もう一点、パンダタクシーは地方のタクシー会社としては珍しく、新卒採用の実績が豊富だということが挙げられる。まだ歴史が浅いベンチャーながら、これまで約30人の新卒が同社の門をくぐっている。その理由について、青栁さんはこう分析した。
「1つは給与形態が明確なことでしょう。タクシー業界は収入がどうしても見えにくかった部分もあり、それが明確化されたのは大きい。とくに女性のドライバーの募集が目立つことも、そのあたりが“安心”につながっているとみています。
その反面、定着率は決して高いとはいえません。定着率は固定給にすればついてくると思っていましたが、今度はもっと稼ぎたい、という方も出てくる。給料以外のキャリアパスなど、働きがいにつながる部分の整備の必要性も感じています」
310円の初乗りに固定給制度と、従来のタクシーの常識の枠に当てはまらない取り組みは、しがらみが強いタクシー業界では敬遠された面もあると容易に想像がつく。その点について聞くと、「そんなことはあまり気にしていません」と青栁氏は笑う。
2002年の規制緩和の影響を受け、一時は福岡でも1000台近く台数が増加した。それも今はゆるやかに減り続け、減車や新規参入が禁止されていた地域でもある。そんな中でも「パンダタクシー」や、海外のトゥクトゥクのように短距離を低価格で移動可能な3輪自動車である「ペロタクシー」など、面白い取り組みを行う企業も出てきているのは目を引いた。
博多は新しいものをどんどん受け入れる土壌がある
旅の最後に、キャナルシティから空港へ向かうタクシーを拾った。まだ歴2年にも満たないという青木さん(仮名・40代)は、福岡という街の特色をこんなふうに表現した。
「福岡全体がそうというわけじゃないですが、博多は新しいものをどんどん受け入れていく土壌があると思うんです。私自身はタクシーもそうあってほしいと。正直、今は売り上げがキツいのでこの仕事を続けるかはわかりません。でも、もし続けるなら個人タクシーを目指すと思いますね。
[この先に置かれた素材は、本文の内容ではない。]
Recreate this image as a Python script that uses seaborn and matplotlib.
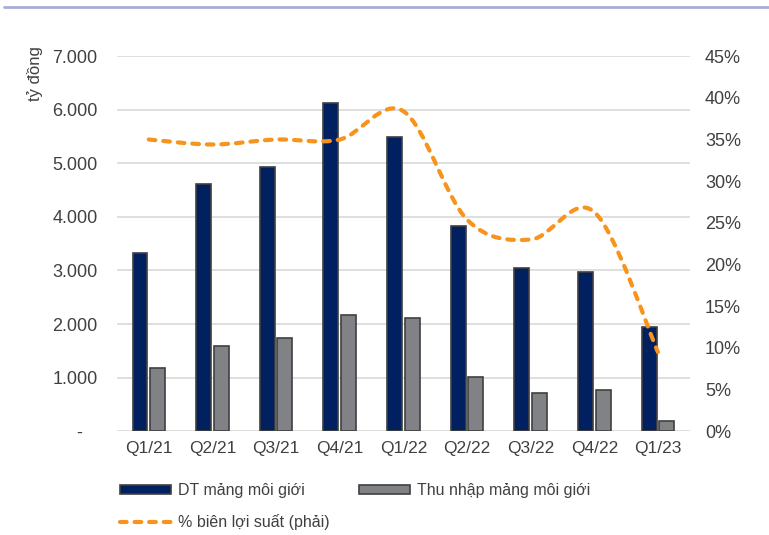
import numpy as np
import pandas as pd
import matplotlib
matplotlib.use('Agg')
import matplotlib.pyplot as plt
import seaborn as sns
from matplotlib.path import Path
from matplotlib.patches import PathPatch, Patch
from matplotlib.lines import Line2D
from matplotlib.ticker import FuncFormatter, MultipleLocator

# --- Data ---
QUARTERS = ["Q1/21", "Q2/21", "Q3/21", "Q4/21", "Q1/22", "Q2/22", "Q3/22", "Q4/22", "Q1/23"]
REVENUE = [3320, 4610, 4930, 6120, 5490, 3830, 3040, 2970, 1940]      # DT mảng môi giới
INCOME = [1180, 1590, 1740, 2170, 2110, 1010, 710, 770, 190]          # Thu nhập mảng môi giới
MARGIN = [35.0, 34.4, 35.0, 35.0, 38.4, 25.4, 23.0, 26.3, 9.5]       # % biên lợi suất (phải)

SERIES_NAMES = ["DT mảng môi giới", "Thu nhập mảng môi giới"]
LINE_NAME = "% biên lợi suất (phải)"

NAVY = "#002060"
GREY = "#808285"
EDGE = "#404040"
ORANGE = "#f7941d"
TEXT = "#404040"
GRID = "#d9d9d9"

sns.set_theme(style="white")
plt.rcParams['font.family'] = ['Liberation Sans', 'DejaVu Sans']

df = pd.DataFrame({
    "quarter": QUARTERS * 2,
    "value": REVENUE + INCOME,
    "series": [SERIES_NAMES[0]] * len(QUARTERS) + [SERIES_NAMES[1]] * len(QUARTERS),
})

fig = plt.figure(figsize=(7.69, 5.35), dpi=100)
ax = fig.add_axes([0.152, 0.194, 0.745, 0.701])

sns.barplot(data=df, x="quarter", y="value", hue="series", order=QUARTERS,
            palette=[NAVY, GREY], saturation=1, width=0.55, gap=0.15,
            edgecolor=EDGE, linewidth=1.2, ax=ax, legend=False, zorder=3)

ax.set_xlim(-0.5, len(QUARTERS) - 0.5)
ax.set_ylim(0, 7000)
ax.yaxis.set_major_locator(MultipleLocator(1000))
ax.yaxis.set_major_formatter(FuncFormatter(
    lambda v, p: "-   " if v == 0 else f"{int(v):,}".replace(",", ".")))
ax.grid(axis="y", color=GRID, linewidth=1.2, zorder=0)
ax.set_axisbelow(True)
for s in ax.spines.values():
    s.set_visible(False)
ax.set_xlabel("")
ax.set_ylabel("")
ax.tick_params(axis="y", length=0, pad=14, labelsize=13, labelcolor=TEXT)
ax.tick_params(axis="x", length=0, pad=7, labelsize=12.5, labelcolor=TEXT)

# --- Right axis: smoothed dashed line ---
ax2 = ax.twinx()
ax2.set_ylim(0, 45)
ax2.yaxis.set_major_locator(MultipleLocator(5))
ax2.yaxis.set_major_formatter(FuncFormatter(lambda v, p: f"{int(v)}%"))
ax2.tick_params(axis="y", length=0, pad=11, labelsize=13, labelcolor=TEXT)
for s in ax2.spines.values():
    s.set_visible(False)
ax2.grid(False)

# Excel-like smoothing: cubic Bezier segments through the data points
xs = np.arange(len(MARGIN), dtype=float)
ys = np.array(MARGIN, dtype=float)
verts = [(xs[0], ys[0])]
codes = [Path.MOVETO]
for i in range(len(xs) - 1):
    p0 = i - 1 if i > 0 else i
    p3 = i + 2 if i + 2 < len(xs) else i + 1
    c1 = (xs[i] + (xs[i + 1] - xs[p0]) / 6, ys[i] + (ys[i + 1] - ys[p0]) / 6)
    c2 = (xs[i + 1] - (xs[p3] - xs[i]) / 6, ys[i + 1] - (ys[p3] - ys[i]) / 6)
    verts += [c1, c2, (xs[i + 1], ys[i + 1])]
    codes += [Path.CURVE4] * 3
curve = PathPatch(Path(verts, codes), facecolor="none", edgecolor=ORANGE,
                  linewidth=3, linestyle=(0, (1.6, 1.9)), capstyle="round", zorder=4)
ax2.add_patch(curve)

# --- Unit label and top rule ---
fig.text(0.046, 0.913, "tỷ đồng", rotation=90, ha="center", va="top",
         fontsize=12, color=TEXT)
fig.add_artist(Line2D([0.005, 1.0], [0.986, 0.986], color="#a9acd8", linewidth=2))

# --- Legend ---
handles = [
    Patch(facecolor=NAVY, edgecolor=EDGE, linewidth=1.2),
    Line2D([0], [0], color=ORANGE, linewidth=3, linestyle=(0, (1.6, 1.9)),
           dash_capstyle="round"),
    Patch(facecolor=GREY, edgecolor=EDGE, linewidth=1.2),
]
labels = [SERIES_NAMES[0], LINE_NAME, SERIES_NAMES[1]]
fig.legend(handles, labels, loc="upper left", bbox_to_anchor=(0.156, 0.097),
           ncol=2, frameon=False, fontsize=11.5, labelcolor=TEXT,
           handlelength=3.2, handleheight=0.5, handletextpad=0.45,
           columnspacing=1.8, labelspacing=1.0, borderpad=0, borderaxespad=0)

fig.savefig("out.png", dpi=100)
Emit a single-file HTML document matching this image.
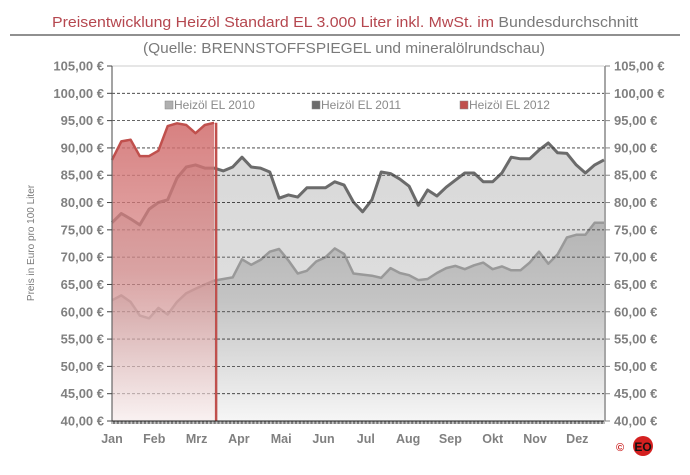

お客さんがすごく気さくに話しかけてくれる土地柄で、仕事自体を嫌だと感じたことはほとんどないですよ」
空港に到着すると、青木さんはトランクルームから荷物を運び出し、「またこの街に来てくださいね」と会釈を交わす。
筆者が出発ロビーへと歩き出したのを確認すると、車両は街に戻る道に向かい、ゆっくりと走り出した。